*What you will do:*
The required output consists solely of the lines from the top of the listing through the line containing "import plotly.graph_objects as go", transcribed exactly.

_ _ _ _

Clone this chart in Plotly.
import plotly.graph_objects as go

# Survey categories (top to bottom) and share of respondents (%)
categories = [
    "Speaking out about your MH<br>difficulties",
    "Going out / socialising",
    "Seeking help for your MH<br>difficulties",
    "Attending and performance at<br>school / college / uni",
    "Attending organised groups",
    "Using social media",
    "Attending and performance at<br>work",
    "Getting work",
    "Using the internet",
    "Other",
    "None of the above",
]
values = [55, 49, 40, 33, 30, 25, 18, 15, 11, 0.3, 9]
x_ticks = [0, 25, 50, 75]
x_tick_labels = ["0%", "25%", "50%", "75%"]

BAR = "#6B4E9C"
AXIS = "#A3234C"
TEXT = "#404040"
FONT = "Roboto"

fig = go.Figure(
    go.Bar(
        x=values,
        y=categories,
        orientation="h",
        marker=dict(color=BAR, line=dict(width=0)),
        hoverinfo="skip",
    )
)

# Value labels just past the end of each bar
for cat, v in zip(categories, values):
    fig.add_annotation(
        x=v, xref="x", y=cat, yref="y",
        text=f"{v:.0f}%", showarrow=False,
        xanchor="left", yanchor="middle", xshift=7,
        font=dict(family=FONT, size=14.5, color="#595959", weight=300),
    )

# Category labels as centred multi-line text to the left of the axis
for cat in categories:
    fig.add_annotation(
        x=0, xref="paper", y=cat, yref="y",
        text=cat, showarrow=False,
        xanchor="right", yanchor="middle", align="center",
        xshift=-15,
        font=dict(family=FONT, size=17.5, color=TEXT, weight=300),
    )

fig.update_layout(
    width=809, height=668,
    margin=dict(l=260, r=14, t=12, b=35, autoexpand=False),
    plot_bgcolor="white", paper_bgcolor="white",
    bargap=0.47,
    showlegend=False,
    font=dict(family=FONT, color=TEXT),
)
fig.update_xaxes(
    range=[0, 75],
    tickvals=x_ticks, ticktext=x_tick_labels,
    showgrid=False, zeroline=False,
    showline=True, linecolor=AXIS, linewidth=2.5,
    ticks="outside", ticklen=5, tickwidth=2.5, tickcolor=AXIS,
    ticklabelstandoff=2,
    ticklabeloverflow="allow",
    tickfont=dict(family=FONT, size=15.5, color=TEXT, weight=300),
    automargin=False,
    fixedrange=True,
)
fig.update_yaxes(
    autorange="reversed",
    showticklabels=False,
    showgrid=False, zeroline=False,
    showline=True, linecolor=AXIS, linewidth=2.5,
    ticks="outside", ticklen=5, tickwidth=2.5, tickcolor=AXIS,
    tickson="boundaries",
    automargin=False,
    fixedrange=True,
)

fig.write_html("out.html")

_ _ _ _

*Answer to this problem:*
Clone this chart in Plotly.
import plotly.graph_objects as go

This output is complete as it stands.